I hope to be remembered for doing creative, clever experiments that revealed a great deal about how malleable our memories can be.   And to have applied this work in the service of justice, as in helping people who face false accusations based on someone’s faulty memory.


MATT’S NOTES

  1. A previous WoW interviewee and academic great-grandson, Robert Nash, has recently published a paper on manipulating memories of public events using doctored photos. See here.
  2. I can see this linguistic Trojan horse technique being of interest to magicians.
  3. You can read an excellent overview of Kahneman’s work including the colonoscopy experience studies in his book “Thinking, Fast and Slow”

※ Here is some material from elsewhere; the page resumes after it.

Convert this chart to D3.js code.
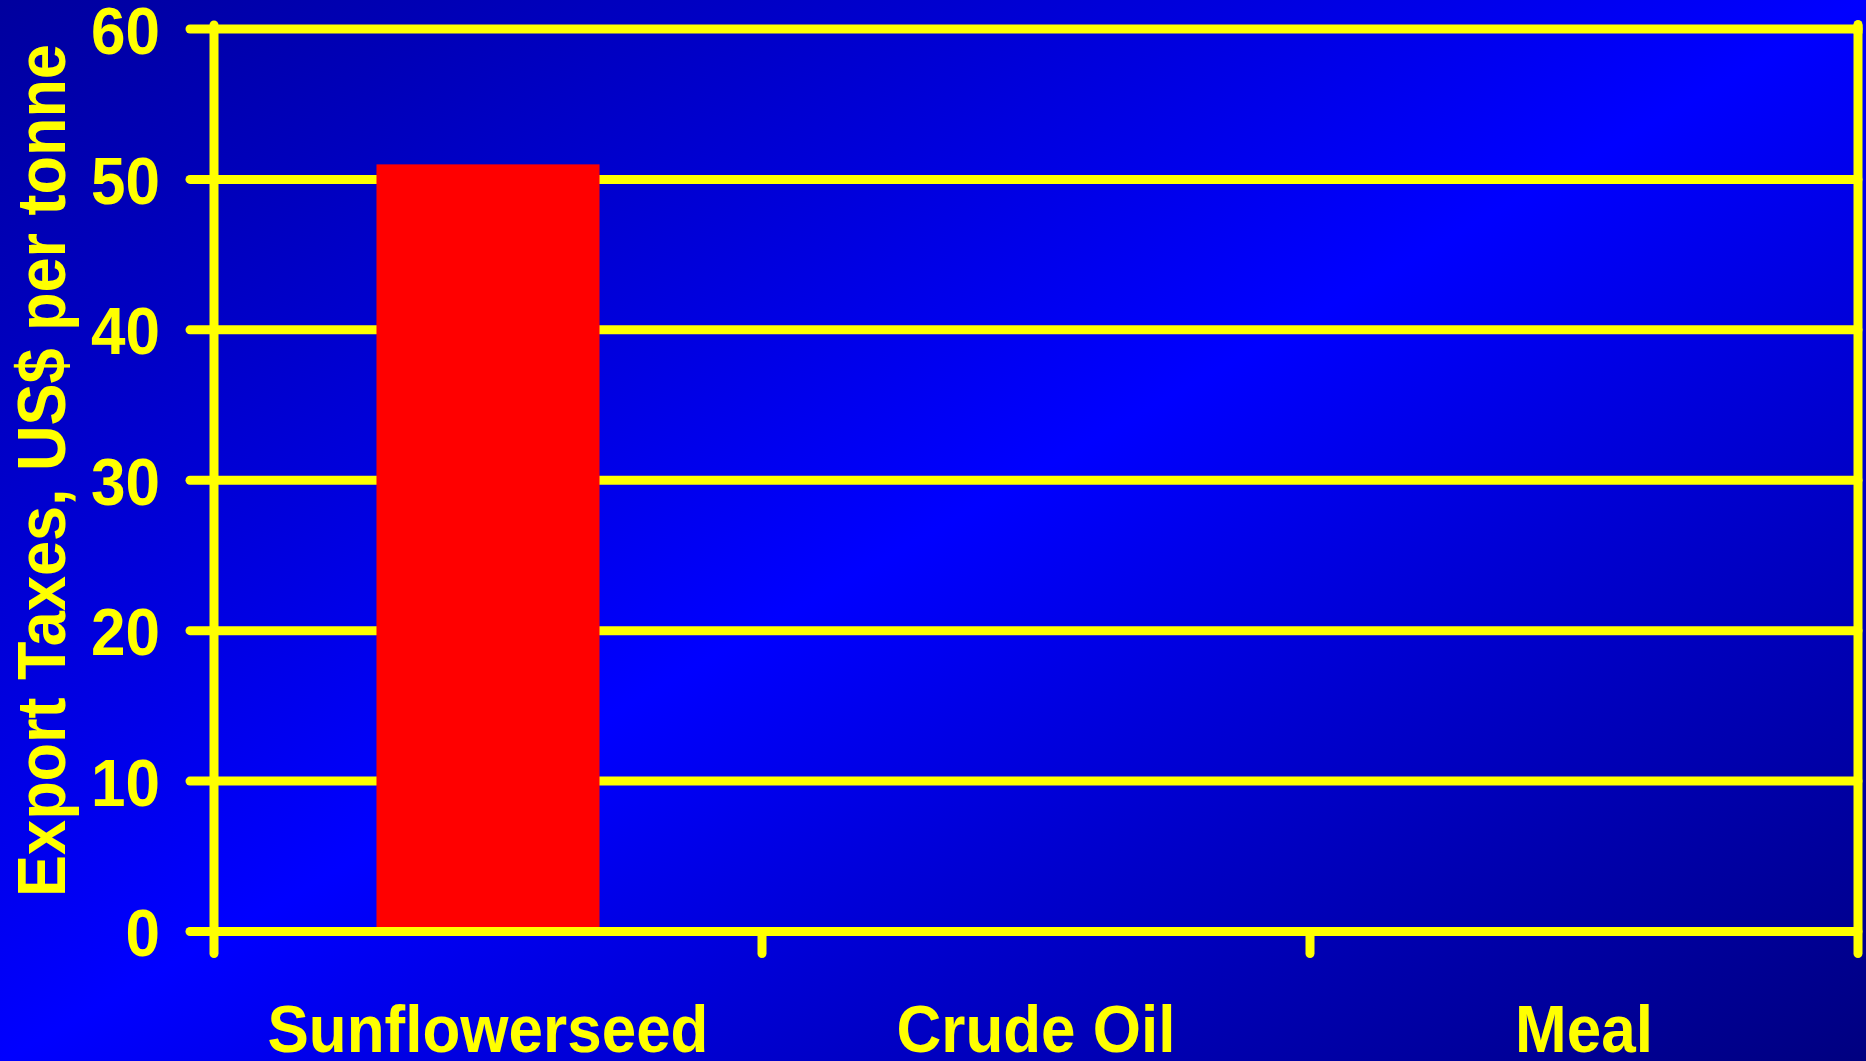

  4. Again performers may want to give this some thought. The traditional view is to end a performance on the most impressive piece; on a bang! These memory/experience studies may suggest a softer end to a show if you want to create a better memory. Perhaps this is one of the reasons why performers like Lance Burton had so much success with his casual end to his show with the Torn and Restored newspaper and dove appearance.